Douthat describes the two crises of conservatism:
The normal crisis is a party crisis, the sort that afflicts all political coalitions. The Republican Party 40 years ago coalesced around a set of appeals that enabled its leaders to win large presidential majorities and set the national agenda. At a certain point the issue landscape changed, so did the country’s demographics, and the G.O.P. has struggled to adapt — cycling through compassionate conservatism, Tea Party conservatism and Trumpist populism without reproducing Ronald Reagan’s success.
But beneath this party crisis there is the deeper one, having to do with what conservatism under a liberal order exists to actually conserve...One powerful answer is that conservatism-under-liberalism should defend human goods that are threatened by liberal ideas taken to extremes. The family, when liberal freedom becomes a corrosive hyper-individualism. Traditional religion, when liberal toleration becomes a militant and superstitious secularism. Local community and local knowledge, against expert certainty and bureaucratic centralization. Artistic and intellectual greatness, when democratic taste turns philistine or liberal intellectuals become apparatchiks. The individual talent of the entrepreneur or businessman, against the leveling impulses of egalitarianism and the stultifying power of monopoly...
What does it mean to conserve the family in an era when not just the two-parent household but childbearing and sex itself are in eclipse? What does it mean to defend traditional religion in a country where institutional faith is either bunkered or rapidly declining? How do you defend localism when the internet seems to nationalize every political and cultural debate?
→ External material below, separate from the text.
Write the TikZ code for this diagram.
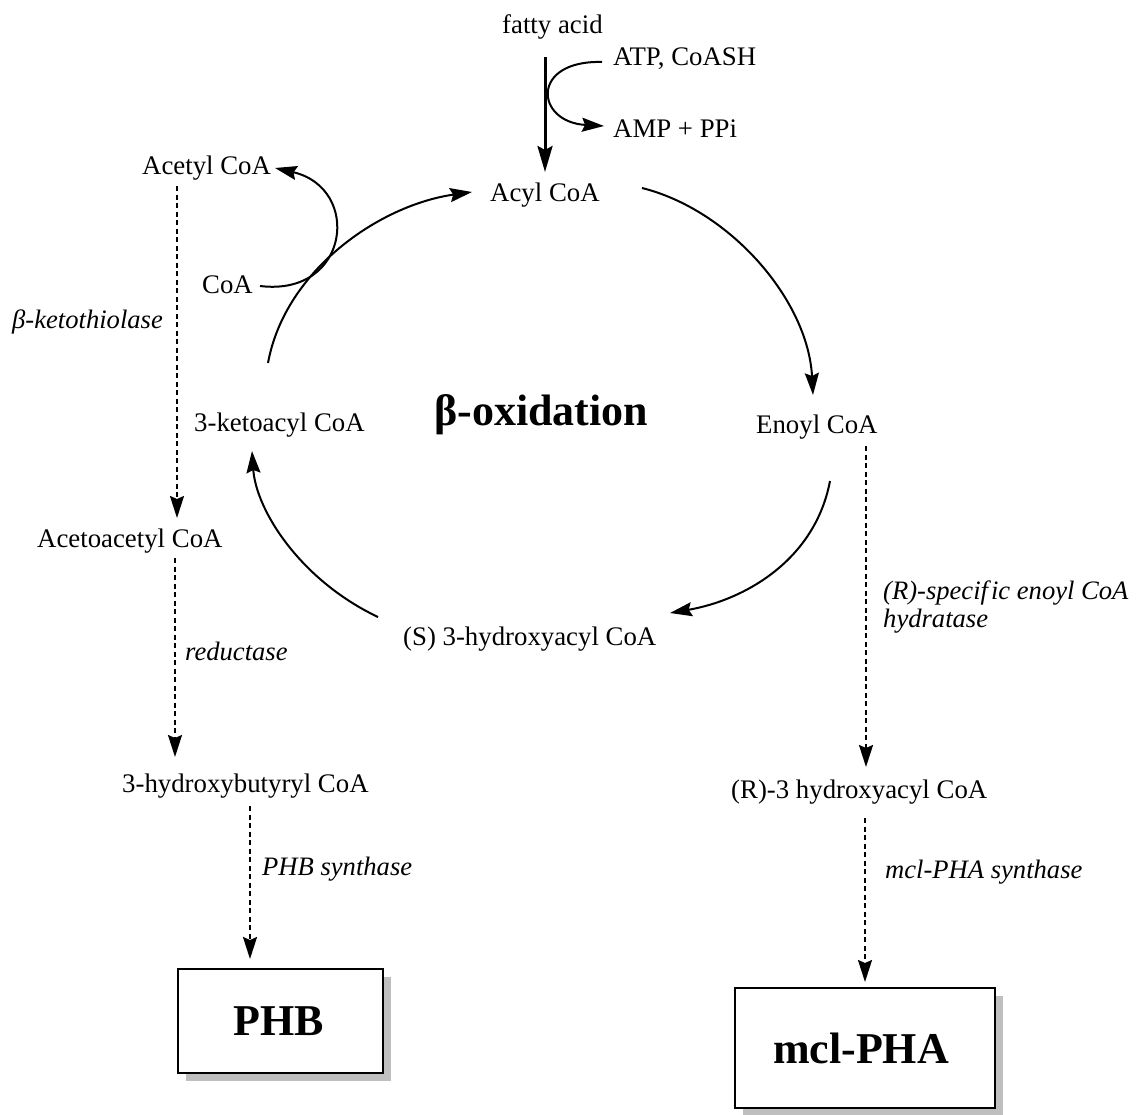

What does the conservation of the West’s humanistic traditions mean when pop repetition rules the culture, and the great universities are increasingly hostile to even the Democratic-voting sort of cultural conservative?
A further Douthat piece suggests that it is capitalism itself that is killing conservatism:
...the social trends American conservatives most dislike, the rise of expressive individualism and the decline of religion, marriage and the family, are driven by socioeconomic forces the right’s free-market doctrines actively encourage. “America’s moral traditionalists are wedded to an economic system that is radically anti-traditional,” he writes, and “Republicans can neither wage war on capitalism nor make peace with its social implications.”’s not that capitalist dynamism inevitably dissolves conservative habits. It’s more that the wealth this dynamism piles up, the liberty it enables and the technological distractions it invents, let people live more individualistically — at first happily, with time perhaps less so — in ways that eventually undermine conservatism and dynamism together. At which point the peril isn’t markets red in tooth and claw, but a capitalist endgame that resembles Aldous Huxley’s “Brave New World,” with a rich and technologically proficient world turning sterile and dystopian.
...let’s not let liberals off the hook. If capitalist churn isn’t what it used to be, if taming its excesses in the style of France or Sweden isn’t enough to restore family and community, if the combination of welfare-state liberalism and personal emancipation trends toward a Huxleyan dystopia, do liberals have any resources besides complaints about capitalism that might help pull us off that course?...Because if conservatism’s responses are incoherent and insufficient, I fear that liberalism has no response at all.


  1. Deric,

    I don't often comment (I suppose that is the definition of a lurker), but I read almost every one of your posts. You are remarkable in your ability to piece together, or collate, thought provoking chunks of commentary and literature. Not a problem for me if you decrease your posting frequency, but keep the occasional nugget coming. This post, for example is getting shared directly with my adult daughter, who went back to school in her thirties and just finished a poli-sci/philosopy degree and is working with a political party in my country.

  2. Deric,

    This is great article and addresses the society at large. It does appear that we are in empire on decline. I want to point out a practical application of democracy at work. You can't beat city hall, you have to buy it. My first 12 years in state govt. I worked for the Texas Alcoholic Beverage Commission. It was a real lesson in Texas Politics and the interaction of an industry with the governing body. You can see good examples of this with how ERCOT is being handled post freeze.

    Recently I have read a book that has been on the best sellers list. It has detailed how the country has changed in the last 45 years. Detail for detail, documented footnoted, largely without political bias, (although I am not sure of their true agenda). It is a good lesson in how government really works.

    Evil Geniuses; The Unmaking of America. by Kurt Anderson

    ISBN 9781984801340

    If one reads it they are more likely to vote democratic. However, while what happened did so under the coderivative religious cloak. But Republicans, Democratic, and Libertarian all had their role in causing the change of the past 50 years.


    1. Thank you for the book recommendation. I had a look...fascinating and scary.

  3. Michael, thanks for your kind comments! The frequency of my posts, as well as of the good nuggets you mention, has decreased recently because I have taken on the presidency of the Austin Prime Timers, a senior gay men's social organization. I hope to redirect more of my attention back to MindBlog as soon as I get that under control.